Mayor of Bethlehem
- In office 1948–1959
- Preceded by: Khalil Yaqub
- Succeeded by: Issa Abdullah Marcus

Personal details
- Born: 1908 Bethlehem, Palestine
- Died: 1992 (aged 83–84)
- Occupation: Businessman, philanthropist
- Known for: Charitable work in the Bethlehem area

= Suleiman Jacir =

Palestinian Businessman and Philanthropist

Suleiman Jacir (1908 - 1992) was a Palestinian businessman and philanthropist who served as Mayor of Bethlehem from 1948 to 1959. known for his charitable work in the Bethlehem area of the West Bank.

== Life ==
Born to a Palestinian Christian family, Jacir started his business career in the early 1930s as a partner in his family's construction and trading company. Later, he established his own company, which became one of the largest construction firms in Palestine. He also invested in land and real estate and owned several properties in the Bethlehem area.

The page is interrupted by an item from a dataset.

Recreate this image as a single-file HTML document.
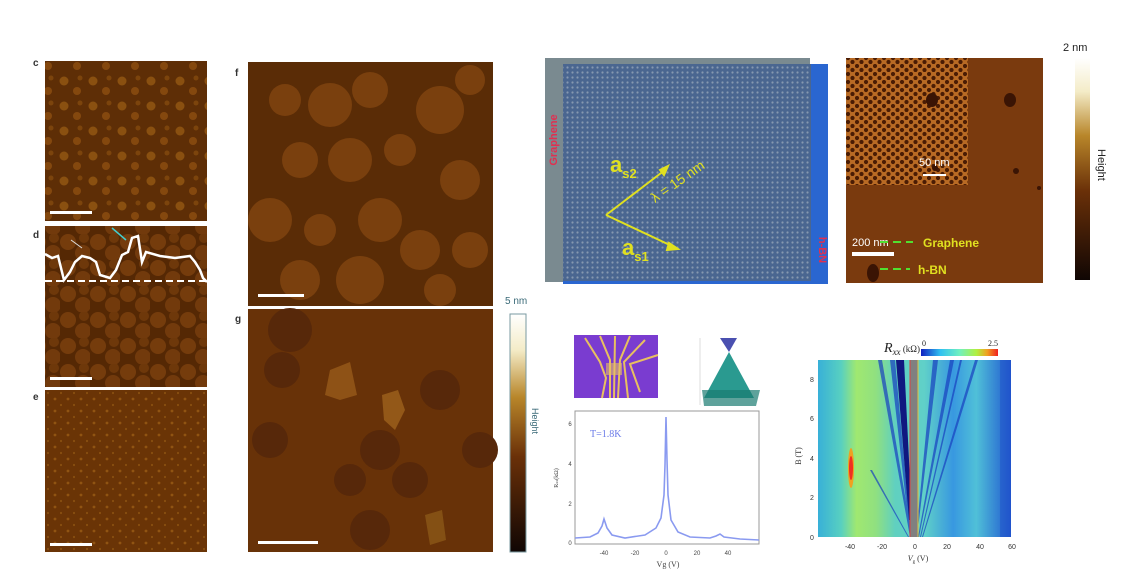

Throughout his life, Jacir was dedicated to helping the poor and needy in his community. He established several charitable organizations, including the Suleiman Jacir Charity Fund, which provided financial assistance to families in need, and the Jacir Palace Hotel, which provided jobs and training opportunities for local residents.

Jacir died in 1992, but his legacy of philanthropy and community service continues through the work of the Suleiman Jacir Charity Fund, which continues to provide support to disadvantaged families in Bethlehem and the surrounding areas.